start AVAILABLE DATA

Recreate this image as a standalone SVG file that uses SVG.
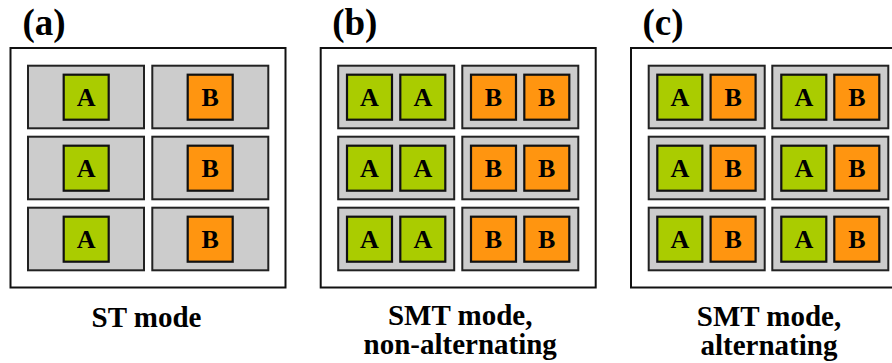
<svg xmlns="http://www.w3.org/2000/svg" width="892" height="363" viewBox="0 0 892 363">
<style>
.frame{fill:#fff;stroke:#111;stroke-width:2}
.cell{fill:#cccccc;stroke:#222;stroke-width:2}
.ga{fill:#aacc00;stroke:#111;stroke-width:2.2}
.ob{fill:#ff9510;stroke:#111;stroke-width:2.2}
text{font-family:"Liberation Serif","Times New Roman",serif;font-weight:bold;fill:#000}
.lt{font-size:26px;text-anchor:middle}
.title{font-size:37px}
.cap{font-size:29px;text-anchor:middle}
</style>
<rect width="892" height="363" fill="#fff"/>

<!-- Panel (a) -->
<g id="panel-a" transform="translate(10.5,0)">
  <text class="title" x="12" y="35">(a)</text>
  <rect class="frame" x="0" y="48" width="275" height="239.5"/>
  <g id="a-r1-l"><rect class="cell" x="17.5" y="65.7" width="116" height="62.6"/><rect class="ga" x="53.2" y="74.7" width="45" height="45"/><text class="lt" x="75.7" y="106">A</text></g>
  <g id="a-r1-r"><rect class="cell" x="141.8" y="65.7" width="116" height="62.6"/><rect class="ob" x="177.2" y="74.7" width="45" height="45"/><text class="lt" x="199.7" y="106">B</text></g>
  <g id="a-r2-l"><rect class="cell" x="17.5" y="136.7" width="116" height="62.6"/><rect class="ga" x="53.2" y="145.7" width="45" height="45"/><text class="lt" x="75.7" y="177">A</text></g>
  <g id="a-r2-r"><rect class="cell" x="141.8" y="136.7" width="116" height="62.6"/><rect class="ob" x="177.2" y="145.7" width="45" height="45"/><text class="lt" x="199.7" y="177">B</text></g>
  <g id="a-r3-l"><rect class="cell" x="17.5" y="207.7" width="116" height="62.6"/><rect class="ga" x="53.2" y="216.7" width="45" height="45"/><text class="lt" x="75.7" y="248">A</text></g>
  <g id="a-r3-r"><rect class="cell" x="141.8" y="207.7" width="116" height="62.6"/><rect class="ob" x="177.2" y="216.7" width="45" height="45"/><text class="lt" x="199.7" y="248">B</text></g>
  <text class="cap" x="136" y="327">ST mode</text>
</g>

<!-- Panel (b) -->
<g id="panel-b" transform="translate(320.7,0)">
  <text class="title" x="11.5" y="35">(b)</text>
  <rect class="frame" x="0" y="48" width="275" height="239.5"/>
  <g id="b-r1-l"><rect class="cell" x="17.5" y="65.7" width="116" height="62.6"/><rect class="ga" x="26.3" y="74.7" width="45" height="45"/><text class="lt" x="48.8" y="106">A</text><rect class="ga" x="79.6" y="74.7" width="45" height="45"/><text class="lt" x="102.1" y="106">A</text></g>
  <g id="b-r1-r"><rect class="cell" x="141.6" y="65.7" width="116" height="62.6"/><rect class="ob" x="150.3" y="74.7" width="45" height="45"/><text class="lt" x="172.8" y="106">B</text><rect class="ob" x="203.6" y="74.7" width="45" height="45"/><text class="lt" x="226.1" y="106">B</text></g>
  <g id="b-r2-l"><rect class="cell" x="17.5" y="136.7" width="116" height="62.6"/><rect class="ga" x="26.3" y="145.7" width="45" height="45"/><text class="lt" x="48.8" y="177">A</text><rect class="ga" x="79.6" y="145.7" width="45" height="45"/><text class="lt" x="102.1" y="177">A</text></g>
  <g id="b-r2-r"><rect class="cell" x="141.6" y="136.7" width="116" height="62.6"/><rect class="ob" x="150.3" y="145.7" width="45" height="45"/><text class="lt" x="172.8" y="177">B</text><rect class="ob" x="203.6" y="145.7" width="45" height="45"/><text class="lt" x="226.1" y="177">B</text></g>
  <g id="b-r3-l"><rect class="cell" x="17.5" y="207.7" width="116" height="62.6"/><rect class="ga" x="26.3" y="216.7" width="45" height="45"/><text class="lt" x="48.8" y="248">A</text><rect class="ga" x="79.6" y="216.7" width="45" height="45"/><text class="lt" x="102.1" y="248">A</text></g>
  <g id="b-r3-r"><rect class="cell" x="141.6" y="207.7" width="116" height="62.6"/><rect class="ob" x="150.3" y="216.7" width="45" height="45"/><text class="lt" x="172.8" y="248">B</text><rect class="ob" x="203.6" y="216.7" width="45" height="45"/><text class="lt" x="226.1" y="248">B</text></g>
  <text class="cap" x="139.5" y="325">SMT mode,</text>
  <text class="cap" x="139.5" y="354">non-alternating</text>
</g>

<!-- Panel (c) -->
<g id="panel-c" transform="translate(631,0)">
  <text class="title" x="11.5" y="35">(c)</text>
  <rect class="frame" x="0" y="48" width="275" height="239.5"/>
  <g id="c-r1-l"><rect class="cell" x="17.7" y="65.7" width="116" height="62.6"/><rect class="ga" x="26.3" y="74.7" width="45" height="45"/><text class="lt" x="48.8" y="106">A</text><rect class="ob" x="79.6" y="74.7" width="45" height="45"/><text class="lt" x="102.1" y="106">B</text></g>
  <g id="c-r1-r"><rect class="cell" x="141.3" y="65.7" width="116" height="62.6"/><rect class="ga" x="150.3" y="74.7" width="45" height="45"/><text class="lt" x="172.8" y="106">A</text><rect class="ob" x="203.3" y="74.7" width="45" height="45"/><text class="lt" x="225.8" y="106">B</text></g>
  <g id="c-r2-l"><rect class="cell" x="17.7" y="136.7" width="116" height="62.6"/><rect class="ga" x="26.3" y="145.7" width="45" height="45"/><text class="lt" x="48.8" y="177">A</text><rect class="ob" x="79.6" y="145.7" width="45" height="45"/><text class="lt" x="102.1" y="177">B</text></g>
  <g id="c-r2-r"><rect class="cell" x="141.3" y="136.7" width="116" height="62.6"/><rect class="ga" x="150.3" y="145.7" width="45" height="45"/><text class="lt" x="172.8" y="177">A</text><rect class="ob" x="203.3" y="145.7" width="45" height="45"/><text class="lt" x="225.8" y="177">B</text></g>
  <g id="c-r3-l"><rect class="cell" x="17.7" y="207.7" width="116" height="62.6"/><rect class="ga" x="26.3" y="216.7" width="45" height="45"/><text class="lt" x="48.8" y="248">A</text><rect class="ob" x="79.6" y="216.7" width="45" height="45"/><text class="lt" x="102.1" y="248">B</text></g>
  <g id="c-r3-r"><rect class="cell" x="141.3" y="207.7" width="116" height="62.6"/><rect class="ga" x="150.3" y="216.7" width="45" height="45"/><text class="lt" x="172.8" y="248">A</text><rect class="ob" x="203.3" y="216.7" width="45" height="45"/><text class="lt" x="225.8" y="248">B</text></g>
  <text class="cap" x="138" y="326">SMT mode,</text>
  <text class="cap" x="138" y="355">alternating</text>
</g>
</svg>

end AVAILABLE DATA

**AIM:**
Take the data above and repeat it exactly, leaving each picture out.

**RESPONSE BELOW:**
Recreate this image as a standalone SVG file that uses SVG.
<svg xmlns="http://www.w3.org/2000/svg" width="892" height="363" viewBox="0 0 892 363">
<style>
.frame{fill:#fff;stroke:#111;stroke-width:2}
.cell{fill:#cccccc;stroke:#222;stroke-width:2}
.ga{fill:#aacc00;stroke:#111;stroke-width:2.2}
.ob{fill:#ff9510;stroke:#111;stroke-width:2.2}
text{font-family:"Liberation Serif","Times New Roman",serif;font-weight:bold;fill:#000}
.lt{font-size:26px;text-anchor:middle}
.title{font-size:37px}
.cap{font-size:29px;text-anchor:middle}
</style>
<rect width="892" height="363" fill="#fff"/>

<!-- Panel (a) -->
<g id="panel-a" transform="translate(10.5,0)">
  <text class="title" x="12" y="35">(a)</text>
  <rect class="frame" x="0" y="48" width="275" height="239.5"/>
  <g id="a-r1-l"><rect class="cell" x="17.5" y="65.7" width="116" height="62.6"/><rect class="ga" x="53.2" y="74.7" width="45" height="45"/><text class="lt" x="75.7" y="106">A</text></g>
  <g id="a-r1-r"><rect class="cell" x="141.8" y="65.7" width="116" height="62.6"/><rect class="ob" x="177.2" y="74.7" width="45" height="45"/><text class="lt" x="199.7" y="106">B</text></g>
  <g id="a-r2-l"><rect class="cell" x="17.5" y="136.7" width="116" height="62.6"/><rect class="ga" x="53.2" y="145.7" width="45" height="45"/><text class="lt" x="75.7" y="177">A</text></g>
  <g id="a-r2-r"><rect class="cell" x="141.8" y="136.7" width="116" height="62.6"/><rect class="ob" x="177.2" y="145.7" width="45" height="45"/><text class="lt" x="199.7" y="177">B</text></g>
  <g id="a-r3-l"><rect class="cell" x="17.5" y="207.7" width="116" height="62.6"/><rect class="ga" x="53.2" y="216.7" width="45" height="45"/><text class="lt" x="75.7" y="248">A</text></g>
  <g id="a-r3-r"><rect class="cell" x="141.8" y="207.7" width="116" height="62.6"/><rect class="ob" x="177.2" y="216.7" width="45" height="45"/><text class="lt" x="199.7" y="248">B</text></g>
  <text class="cap" x="136" y="327">ST mode</text>
</g>

<!-- Panel (b) -->
<g id="panel-b" transform="translate(320.7,0)">
  <text class="title" x="11.5" y="35">(b)</text>
  <rect class="frame" x="0" y="48" width="275" height="239.5"/>
  <g id="b-r1-l"><rect class="cell" x="17.5" y="65.7" width="116" height="62.6"/><rect class="ga" x="26.3" y="74.7" width="45" height="45"/><text class="lt" x="48.8" y="106">A</text><rect class="ga" x="79.6" y="74.7" width="45" height="45"/><text class="lt" x="102.1" y="106">A</text></g>
  <g id="b-r1-r"><rect class="cell" x="141.6" y="65.7" width="116" height="62.6"/><rect class="ob" x="150.3" y="74.7" width="45" height="45"/><text class="lt" x="172.8" y="106">B</text><rect class="ob" x="203.6" y="74.7" width="45" height="45"/><text class="lt" x="226.1" y="106">B</text></g>
  <g id="b-r2-l"><rect class="cell" x="17.5" y="136.7" width="116" height="62.6"/><rect class="ga" x="26.3" y="145.7" width="45" height="45"/><text class="lt" x="48.8" y="177">A</text><rect class="ga" x="79.6" y="145.7" width="45" height="45"/><text class="lt" x="102.1" y="177">A</text></g>
  <g id="b-r2-r"><rect class="cell" x="141.6" y="136.7" width="116" height="62.6"/><rect class="ob" x="150.3" y="145.7" width="45" height="45"/><text class="lt" x="172.8" y="177">B</text><rect class="ob" x="203.6" y="145.7" width="45" height="45"/><text class="lt" x="226.1" y="177">B</text></g>
  <g id="b-r3-l"><rect class="cell" x="17.5" y="207.7" width="116" height="62.6"/><rect class="ga" x="26.3" y="216.7" width="45" height="45"/><text class="lt" x="48.8" y="248">A</text><rect class="ga" x="79.6" y="216.7" width="45" height="45"/><text class="lt" x="102.1" y="248">A</text></g>
  <g id="b-r3-r"><rect class="cell" x="141.6" y="207.7" width="116" height="62.6"/><rect class="ob" x="150.3" y="216.7" width="45" height="45"/><text class="lt" x="172.8" y="248">B</text><rect class="ob" x="203.6" y="216.7" width="45" height="45"/><text class="lt" x="226.1" y="248">B</text></g>
  <text class="cap" x="139.5" y="325">SMT mode,</text>
  <text class="cap" x="139.5" y="354">non-alternating</text>
</g>

<!-- Panel (c) -->
<g id="panel-c" transform="translate(631,0)">
  <text class="title" x="11.5" y="35">(c)</text>
  <rect class="frame" x="0" y="48" width="275" height="239.5"/>
  <g id="c-r1-l"><rect class="cell" x="17.7" y="65.7" width="116" height="62.6"/><rect class="ga" x="26.3" y="74.7" width="45" height="45"/><text class="lt" x="48.8" y="106">A</text><rect class="ob" x="79.6" y="74.7" width="45" height="45"/><text class="lt" x="102.1" y="106">B</text></g>
  <g id="c-r1-r"><rect class="cell" x="141.3" y="65.7" width="116" height="62.6"/><rect class="ga" x="150.3" y="74.7" width="45" height="45"/><text class="lt" x="172.8" y="106">A</text><rect class="ob" x="203.3" y="74.7" width="45" height="45"/><text class="lt" x="225.8" y="106">B</text></g>
  <g id="c-r2-l"><rect class="cell" x="17.7" y="136.7" width="116" height="62.6"/><rect class="ga" x="26.3" y="145.7" width="45" height="45"/><text class="lt" x="48.8" y="177">A</text><rect class="ob" x="79.6" y="145.7" width="45" height="45"/><text class="lt" x="102.1" y="177">B</text></g>
  <g id="c-r2-r"><rect class="cell" x="141.3" y="136.7" width="116" height="62.6"/><rect class="ga" x="150.3" y="145.7" width="45" height="45"/><text class="lt" x="172.8" y="177">A</text><rect class="ob" x="203.3" y="145.7" width="45" height="45"/><text class="lt" x="225.8" y="177">B</text></g>
  <g id="c-r3-l"><rect class="cell" x="17.7" y="207.7" width="116" height="62.6"/><rect class="ga" x="26.3" y="216.7" width="45" height="45"/><text class="lt" x="48.8" y="248">A</text><rect class="ob" x="79.6" y="216.7" width="45" height="45"/><text class="lt" x="102.1" y="248">B</text></g>
  <g id="c-r3-r"><rect class="cell" x="141.3" y="207.7" width="116" height="62.6"/><rect class="ga" x="150.3" y="216.7" width="45" height="45"/><text class="lt" x="172.8" y="248">A</text><rect class="ob" x="203.3" y="216.7" width="45" height="45"/><text class="lt" x="225.8" y="248">B</text></g>
  <text class="cap" x="138" y="326">SMT mode,</text>
  <text class="cap" x="138" y="355">alternating</text>
</g>
</svg>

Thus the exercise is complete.